AB= 0 if B is non singular then A must be singular or it can be non singular also??
there are more than two vectors satisfying equation FX=0 that means infinite solution exist...

determinant is 0 rank is less than n

but for determinant to be zero its not necessary to have two identical rows

option c is wrong?
here equation has infinite solutions so there exists vectors like y,z...etc others than given u v which will be satisfy Fx=0

"A matrix with two identical rows has a determinant of zero."
https://en.wikibooks.org/wiki/Linear_Algebra/Properties_of_Determinants

edited by
can someone explain option B and C in a simpler way

A nxn homogeneous system of linear equations has a unique solution (the trivial solution) if and only if its determinant is non-zero.

If this determinant is zero, then the system has an infinite number of solutions.

A nxn non-homogeneous system of linear equations has a unique non-trivial solution if and only if its determinant is non-zero.

If this determinant is zero, then the system has either no nontrivial solutions or an infinite number of solutions.

Now, let's look at the given options.

(a) True.

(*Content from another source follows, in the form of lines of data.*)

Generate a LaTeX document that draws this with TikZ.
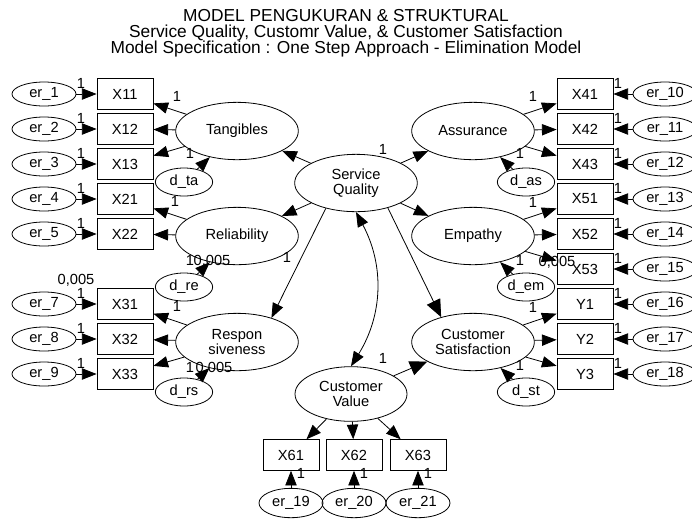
\documentclass[tikz,border=0pt]{standalone}
\usepackage{fontspec}
\setmainfont{Liberation Sans}
\usetikzlibrary{arrows.meta}
\usetikzlibrary{shapes.geometric}

\tikzset{
	obs/.style={draw, rectangle, minimum width=42pt, minimum height=23pt, inner sep=0pt},
	lat/.style={draw, ellipse, minimum width=92pt, minimum height=43pt, inner sep=0pt, align=center},
	err/.style={draw, ellipse, minimum width=48pt, minimum height=18pt, inner sep=0pt},
	dis/.style={draw, ellipse, minimum width=43pt, minimum height=21pt, inner sep=0pt},
	reg/.style={-{Triangle[length=11pt,width=8.5pt]}},
	regbig/.style={-{Triangle[length=13pt,width=11pt]}},
	lbl/.style={inner sep=0pt},
	ttl/.style={anchor=base, inner sep=0pt, font=\fontsize{13}{14}\selectfont}
}

\begin{document}
\begin{tikzpicture}[x=0.75pt, y=-0.75pt, line width=0.6pt, font=\fontsize{11}{11.5}\selectfont]
				\useasboundingbox (0,0) rectangle (692,519);
				
				% title
				\node[ttl] (t1) at (346,21) {MODEL PENGUKURAN \& STRUKTURAL};
				\node[ttl] (t2) at (346,37) {Service Quality, Customr Value, \& Customer Satisfaction};
				\node[ttl] (t3) at (346,53) {Model Specification : One Step Approach - Elimination Model};
				
				% latent variables
				\node[lat] (sq) at (356,183) {Service\\Quality};
				\node[lat] (tang) at (237,131) {Tangibles};
				\node[lat] (rel) at (237,236) {Reliability};
				\node[lat] (resp) at (237,342) {Respon\\siveness};
				\node[lat] (asr) at (473,131) {Assurance};
				\node[lat] (emp) at (473,236) {Empathy};
				\node[lat] (cs) at (473,342) {Customer\\Satisfaction};
				\node[lat, minimum width=84pt, minimum height=41pt] (cv) at (351,394) {Customer\\Value};
				
				% disturbances
				\node[dis] (dta) at (184,182) {d\_ta};
				\node[dis] (dre) at (184,287) {d\_re};
				\node[dis] (drs) at (184,392) {d\_rs};
				\node[dis] (das) at (526,182) {d\_as};
				\node[dis] (dem) at (526,287) {d\_em};
				\node[dis] (dst) at (526,392) {d\_st};
				\draw[reg] (dta) -- (tang);
				\draw[reg] (dre) -- (rel);
				\draw[reg] (drs) -- (resp);
				\draw[reg] (das) -- (asr);
				\draw[reg] (dem) -- (emp);
				\draw[reg] (dst) -- (cs);
				
				% left indicators
				\foreach \t/\e/\y in {X11/1/94, X12/2/129, X13/3/164, X21/4/199, X22/5/234, X31/7/304, X32/8/339, X33/9/374} {
					\node[obs] (\t) at (125,\y) {\t};
					\node[err] (er\e) at (44,\y) {er\_\e};
					\draw[reg] (er\e) -- (\t);
					\node[lbl] (le\e) at (81,\y-11) {1};
				}
				
				% right indicators
				\foreach \t/\e/\y in {X41/10/94, X42/11/129, X43/12/164, X51/13/199, X52/14/234, X53/15/269, Y1/16/304, Y2/17/339, Y3/18/374} {
					\node[obs] (\t) at (585,\y) {\t};
					\node[err] (er\e) at (665,\y) {er\_\e};
					\draw[reg] (er\e) -- (\t);
					\node[lbl] (le\e) at (618,\y-11) {1};
				}
				
				% bottom indicators
				\foreach \t/\e/\x in {X61/19/291, X62/20/354, X63/21/418} {
					\node[obs] (\t) at (\x,455) {\t};
					\node[err, minimum height=22pt] (er\e) at (\x,503) {er\_\e};
					\draw[reg] (er\e) -- (\t);
					\draw[reg] (cv) -- (\t);
					\node[lbl] (le\e) at (\x+10,473) {1};
				}
				
				% loadings
				\foreach \t in {X11,X12,X13} \draw[reg] (tang) -- (\t);
				\foreach \t in {X21,X22} \draw[reg] (rel) -- (\t);
				\foreach \t in {X31,X32,X33} \draw[reg] (resp) -- (\t);
				\foreach \t in {X41,X42,X43} \draw[reg] (asr) -- (\t);
				\foreach \t in {X51,X52,X53} \draw[reg] (emp) -- (\t);
				\foreach \t in {Y1,Y2,Y3} \draw[reg] (cs) -- (\t);
				
				% structural paths
				\draw[reg] (sq) -- (tang);
				\draw[reg] (sq) -- (rel);
				\draw[reg] (sq.-140) -- (resp.35);
				\draw[reg] (sq) -- (asr);
				\draw[reg] (sq) -- (emp);
				\draw[regbig] (sq.-38) -- (cs.142);
				\draw[regbig] (cv) -- (cs);
				\draw[{Triangle[length=11pt,width=8.5pt]}-{Triangle[length=11pt,width=8.5pt]}] (sq.south) to[bend left=30] (cv.north);
				
				% estimates
				\node[lbl] (l1) at (177,96) {1};
				\node[lbl] (l2) at (175,201) {1};
				\node[lbl] (l3) at (177,306) {1};
				\node[lbl] (l4) at (533,96) {1};
				\node[lbl] (l5) at (533,202) {1};
				\node[lbl] (l6) at (533,307) {1};
				\node[lbl] (l7) at (190,153) {1};
				\node[lbl] (l8) at (190,260) {1};
				\node[lbl] (l9) at (190,367) {1};
				\node[lbl] (l10) at (520,153) {1};
				\node[lbl] (l11) at (520,260) {1};
				\node[lbl] (l12) at (520,365) {1};
				\node[lbl] (l13) at (383,149) {1};
				\node[lbl] (l14) at (287,257) {1};
				\node[lbl] (l15) at (383,358) {1};
				\node[lbl] (v1) at (76,280) {0,005};
				\node[lbl] (v2) at (212,261) {0,005};
				\node[lbl] (v3) at (214,368) {0,005};
				\node[lbl] (v4) at (557,262) {0,005};
			\end{tikzpicture}
\end{document}
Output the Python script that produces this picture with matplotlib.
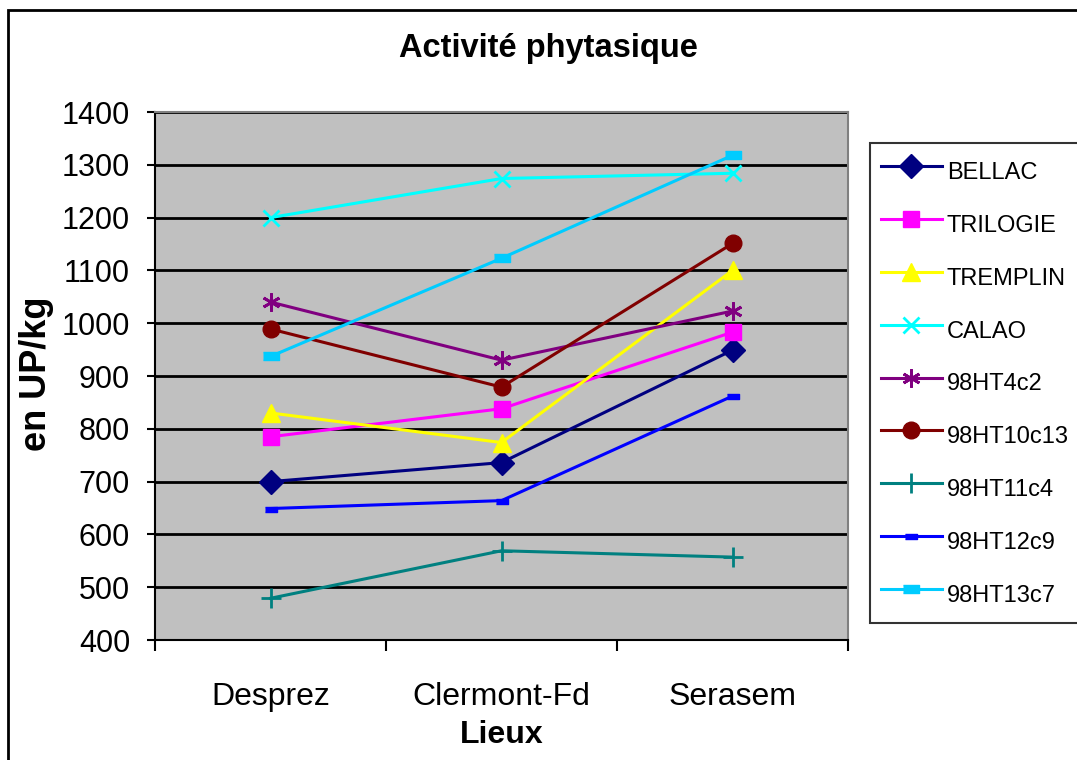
"""Activité phytasique par lieu (courbes par variété)."""

import matplotlib
matplotlib.use("Agg")
import matplotlib.pyplot as plt
from matplotlib.patches import Rectangle

plt.rcParams["font.family"] = ["Liberation Sans", "DejaVu Sans"]

lieux = ["Desprez", "Clermont-Fd", "Serasem"]
bellac = [700, 736, 949]
trilogie = [785, 838, 983]
tremplin = [830, 774, 1100]
calao = [1200, 1274, 1284]
ht4c2 = [1040, 930, 1023]
ht10c13 = [989, 879, 1151]
ht11c4 = [479, 569, 557]
ht12c9 = [649, 664, 862]
ht13c7 = [937, 1123, 1318]

rect_small = [(-1, -0.45), (1, -0.45), (1, 0.45), (-1, 0.45)]

series = [
    ("BELLAC", bellac, "#000080", "D", 12),
    ("TRILOGIE", trilogie, "#FF00FF", "s", 11),
    ("TREMPLIN", tremplin, "#FFFF00", "^", 13),
    ("CALAO", calao, "#00FFFF", "x", 12),
    ("98HT4c2", ht4c2, "#800080", (6, 2, 0), 13),
    ("98HT10c13", ht10c13, "#800000", "o", 12),
    ("98HT11c4", ht11c4, "#008080", "+", 14),
    ("98HT12c9", ht12c9, "#0000FF", rect_small, 8),
    ("98HT13c7", ht13c7, "#00CCFF", rect_small, 12),
]

fig = plt.figure(figsize=(10.77, 7.6), dpi=100)
fig.patches.append(Rectangle((8 / 1077, -0.05), 1.1, 1 - 10 / 760 + 0.05,
                             transform=fig.transFigure, fill=False,
                             edgecolor="black", linewidth=2))

ax = fig.add_axes([155 / 1077, 120 / 760, 693 / 1077, 528 / 760])
ax.set_facecolor("#C0C0C0")
x = list(range(len(lieux)))
for name, vals, color, marker, ms in series:
    ax.plot(x, vals, color=color, linewidth=2.2, marker=marker, markersize=ms,
            markeredgewidth=2 if marker in ("x", "+", (6, 2, 0)) else 1,
            markeredgecolor=color, label=name)

ax.set_ylim(400, 1400)
ax.set_yticks(range(400, 1401, 100))
ax.set_xlim(-0.5, 2.5)
ax.set_xticks([-0.5, 0.5, 1.5, 2.5])
ax.set_xticklabels([])
ax.set_xticks(x, minor=True)
ax.set_xticklabels(lieux, minor=True, fontsize=23)
ax.tick_params(axis="x", which="minor", length=0, pad=30)
ax.tick_params(axis="x", which="major", length=8, width=1.5)
ax.tick_params(axis="y", length=6, width=1.5, labelsize=22, pad=12)
ax.yaxis.grid(True, color="black", linewidth=2)
ax.set_axisbelow(True)
for side in ("left", "bottom"):
    ax.spines[side].set_color("black")
    ax.spines[side].set_linewidth(1.5)
for side in ("top", "right"):
    ax.spines[side].set_color("#808080")
    ax.spines[side].set_linewidth(1.5)

fig.text(548 / 1077, 1 - 48 / 760, "Activité phytasique", fontsize=23.5,
         fontweight="bold", ha="center", va="center")
fig.text(502 / 1077, 1 - 735 / 760, "Lieux", fontsize=23,
         fontweight="bold", ha="center", va="center")
fig.text(37 / 1077, 1 - 374 / 760, "en UP/kg", fontsize=26,
         fontweight="bold", ha="center", va="center", rotation=90)

leg = fig.legend(loc="upper left", bbox_to_anchor=(870 / 1077, 1 - 143 / 760),
                 fontsize=17, frameon=True, fancybox=False, handlelength=2.6,
                 handleheight=2.0, handletextpad=0.2, labelspacing=0.69,
                 borderpad=0.45, borderaxespad=0)
leg.get_frame().set_edgecolor("black")
leg.get_frame().set_linewidth(1.5)

fig.savefig("out.png", dpi=100)
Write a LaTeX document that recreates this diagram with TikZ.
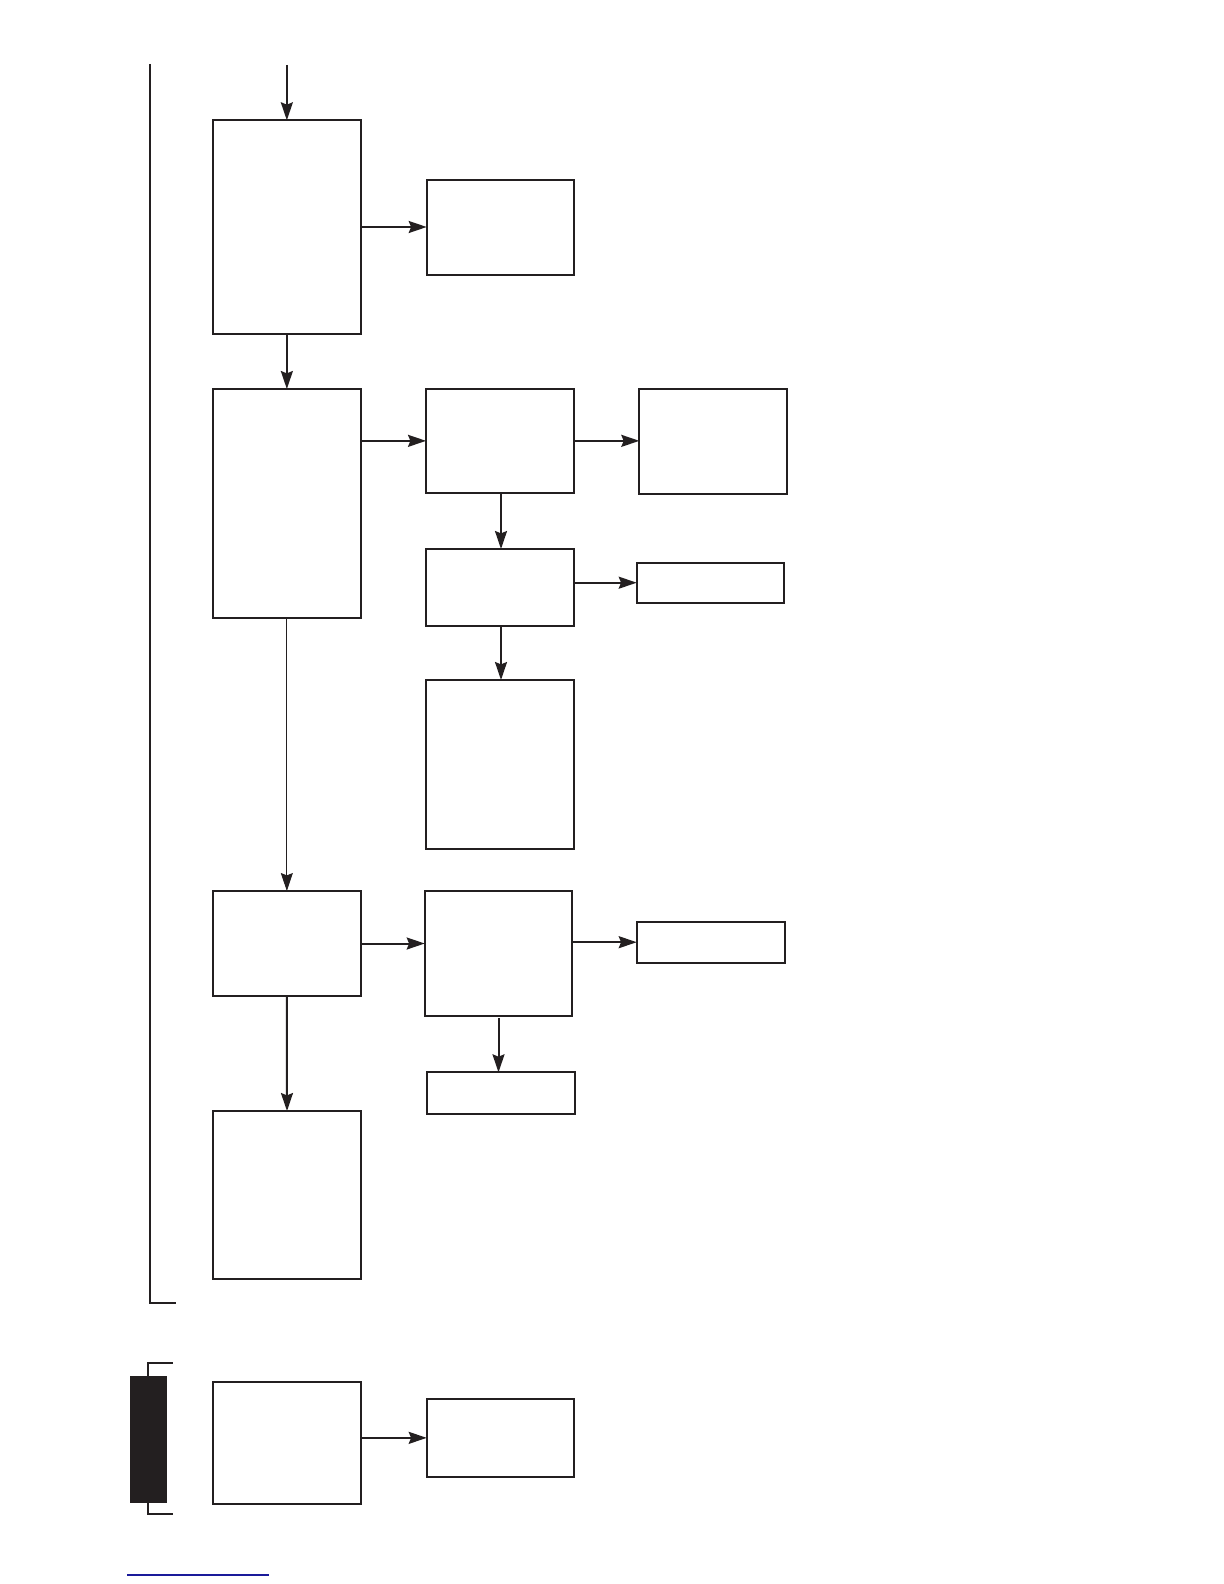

Since $F x = b$ is non-homogeneous and has more than one solutions (u and v), determinant of $F$ is surely $0$.

(b) True. Infinitely many solutions are possible.

(c) This option talks about $F x = 0$ which is a homogeneous equation. Since, $\left | F \right | = 0$, thus $x \neq 0$. $\therefore$ True

(d) This option says that $\left | F \right | = 0$ only because of two identical rows in $F$. But this is not necessary.